The historic 1924 Shay logging locomotive is 70 percent reassembled and looks like a train again, but it probably won't reappear on the Longview Library lawn until next summer at the earliest.
Long-Bell Lumber Co. presented the city of Longview with the 50-foot-long locomotive in 1956 to display as a tribute to the city's logging roots, and the city placed it next to the Longview Library. And there it sat, unprotected from the weather and thieves until the mid-1990s, when the city gave the nod to Longview history buff John Chilson to restore it.
Chilson and Longview businessman Jeff Wilson disassembled the rusting hulk into 700 pieces in 1998. The restoration work was finished by 2005, but the parts remained in storage because there wasn't a practical place to reassemble and display the locomotive. The Chilsons and Wilsons entirely paid for the restoration job, which has cost "tens of thousands" of dollars, Wilson said.
Last year, the City Council approved a plan to return the engine to the library grounds.

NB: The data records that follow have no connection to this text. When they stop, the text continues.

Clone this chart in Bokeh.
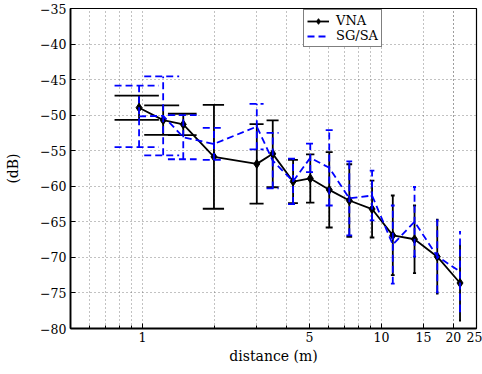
import numpy as np
from bokeh.plotting import figure
from bokeh.models import (ColumnDataSource, FixedTicker, CustomJSTickFormatter, Legend,
                          LegendItem, Range1d)
from bokeh.embed import file_html
from bokeh.resources import INLINE

# ---- data ----
distance = [0.968, 1.221, 1.482, 1.992, 3.01, 3.51, 4.27, 5.04, 6.05, 7.34, 9.14, 11.16, 13.76, 17.13, 21.33]
vna_db = [-48.95, -50.7, -51.3, -55.86, -56.85, -55.44, -59.33, -58.9, -60.5, -62.0, -63.2, -66.9, -67.45, -69.9, -73.6]
vna_err = [1.7, 2.07, 1.5, 7.3, 5.6, 4.7, 3.05, 3.4, 5.3, 5.1, 4.0, 5.6, 4.75, 5.2, 5.3]
sgsa_db = [-50.17, -50.1, -53.1, -54.05, -51.6, -56.4, -59.3, -56.0, -57.4, -61.7, -61.3, -68.2, -65.0, -69.85, -72.0]
sgsa_err = [4.33, 5.55, 3.1, 2.25, 3.2, 3.9, 3.2, 2.0, 5.3, 5.2, 3.5, 5.5, 4.9, 5.05, 5.6]

x_ticks = [1, 5, 10, 15, 20, 25]
x_minor = [0.6, 0.7, 0.8, 0.9, 2, 3, 4, 6, 7, 8, 9, 20]
y_ticks = [-80, -75, -70, -65, -60, -55, -50, -45, -40, -35]

FONT = "DejaVu Serif"
BLUE = "#0000ff"

x = np.array(distance)
tee = (x.max() - x.min()) / 100.0


def make_source(yv, ev):
    y = np.array(yv)
    e = np.array(ev)
    return ColumnDataSource(dict(x=x, y=y, lo=y - e, hi=y + e, xl=x - tee, xr=x + tee))


src_vna = make_source(vna_db, vna_err)
src_sg = make_source(sgsa_db, sgsa_err)

p = figure(frame_width=406, frame_height=320, x_axis_type="log",
           x_range=Range1d(0.5, 25), y_range=Range1d(-80, -35),
           output_backend="svg", toolbar_location=None,
           min_border_left=70, min_border_right=6, min_border_top=8, min_border_bottom=46,
           background_fill_color="white", border_fill_color="white")
p.outline_line_color = "black"
p.outline_line_width = 1.2

xt = FixedTicker(ticks=x_ticks, minor_ticks=x_minor)
yt = FixedTicker(ticks=y_ticks, minor_ticks=[])
yfmt = CustomJSTickFormatter(code="return (tick < 0 ? '\u2212' : '') + Math.abs(tick).toString();")
xfmt = CustomJSTickFormatter(code="return tick.toString();")

for ax in p.xaxis:
    ax.ticker = xt
    ax.formatter = xfmt
for ax in p.yaxis:
    ax.ticker = yt
    ax.formatter = yfmt

for ax in list(p.xaxis) + list(p.yaxis):
    ax.major_tick_in = 5
    ax.major_tick_out = 0
    ax.minor_tick_in = 3
    ax.minor_tick_out = 0
    ax.axis_line_width = 1.8
    ax.major_tick_line_width = 1
    ax.major_label_text_font = FONT
    ax.major_label_text_font_size = "12.5px"
    ax.major_label_text_color = "black"
    ax.axis_label_text_font = FONT
    ax.axis_label_text_font_size = "14px"
    ax.axis_label_text_font_style = "normal"
    ax.axis_label_text_color = "black"

p.xaxis.axis_label = "distance (m)"
p.yaxis.axis_label = "(dB)"
p.xaxis.major_label_standoff = 3
p.xaxis.axis_label_standoff = 3
p.yaxis.major_label_standoff = 4
p.yaxis.axis_label_standoff = 16

# grid
p.xgrid.ticker = xt
p.ygrid.ticker = yt
for g in (p.xgrid, p.ygrid):
    g.grid_line_color = "#666666"
    g.grid_line_dash = "1 3"
    g.grid_line_width = 1
    g.grid_line_alpha = 0.8
p.xgrid.minor_grid_line_color = "#666666"
p.xgrid.minor_grid_line_dash = "1 3"
p.xgrid.minor_grid_line_alpha = 0.8

LW = 1.8
# VNA (black)
l_vna = p.line("x", "y", source=src_vna, line_color="black", line_width=LW)
p.segment("x", "lo", "x", "hi", source=src_vna, line_color="black", line_width=LW)
p.segment("xl", "lo", "xr", "lo", source=src_vna, line_color="black", line_width=LW)
p.segment("xl", "hi", "xr", "hi", source=src_vna, line_color="black", line_width=LW)
m_vna = p.scatter("x", "y", source=src_vna, marker="diamond", size=9,
                  fill_color="black", line_color="black", line_width=1)

# SG/SA (blue dashed)
DASH = "7 4"
l_sg = p.line("x", "y", source=src_sg, line_color=BLUE, line_width=LW, line_dash=DASH)
p.segment("x", "lo", "x", "hi", source=src_sg, line_color=BLUE, line_width=LW, line_dash=DASH)
p.segment("xl", "lo", "xr", "lo", source=src_sg, line_color=BLUE, line_width=LW, line_dash=DASH)
p.segment("xl", "hi", "xr", "hi", source=src_sg, line_color=BLUE, line_width=LW, line_dash=DASH)

legend = Legend(items=[LegendItem(label="VNA", renderers=[l_vna, m_vna]),
                       LegendItem(label="SG/SA", renderers=[l_sg])],
                location=(233, 281))
legend.border_line_color = "black"
legend.border_line_width = 1.2
legend.background_fill_color = "white"
legend.background_fill_alpha = 1
legend.label_text_font = FONT
legend.label_text_font_size = "13px"
legend.label_text_color = "black"
legend.glyph_width = 22
legend.glyph_height = 14
legend.label_height = 14
legend.label_standoff = 7
legend.padding = 3
legend.spacing = 0
legend.margin = 0
p.add_layout(legend)

open("out.html", "w").write(file_html(p, INLINE))
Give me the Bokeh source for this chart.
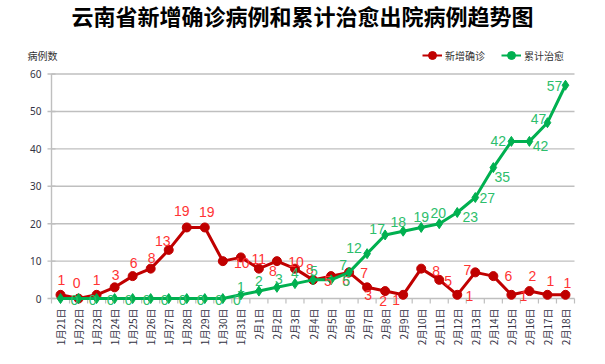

For the last six months, Wilson and a crew of skilled volunteer laborers, including longshoremen, have been putting the locomotive back together at Chilson's house on Columbia Heights.
Friday, Wilson said he expects to finish reassembling the engine by March using old photos, memory and books.
"It's not been an easy task, I assure you," said Wilson, whose family restores old military equipment such as World War II amphibious trucks.
The 64-ton locomotive will need to be brought to the library in three pieces and lowered with a crane onto a railroad bed that will prevent the engine from sinking into the earth.
However, before that can happen, a detailed site plan needs to be prepared for the city Historic Preservation Commission, Library Board and Parks Board to approve, and that's the city's responsibility, Wilson and Chilson said. Also, someone will need to design, fundraise for materials and construct a covered shelter to protect the restored locomotive from the elements, Wilson said.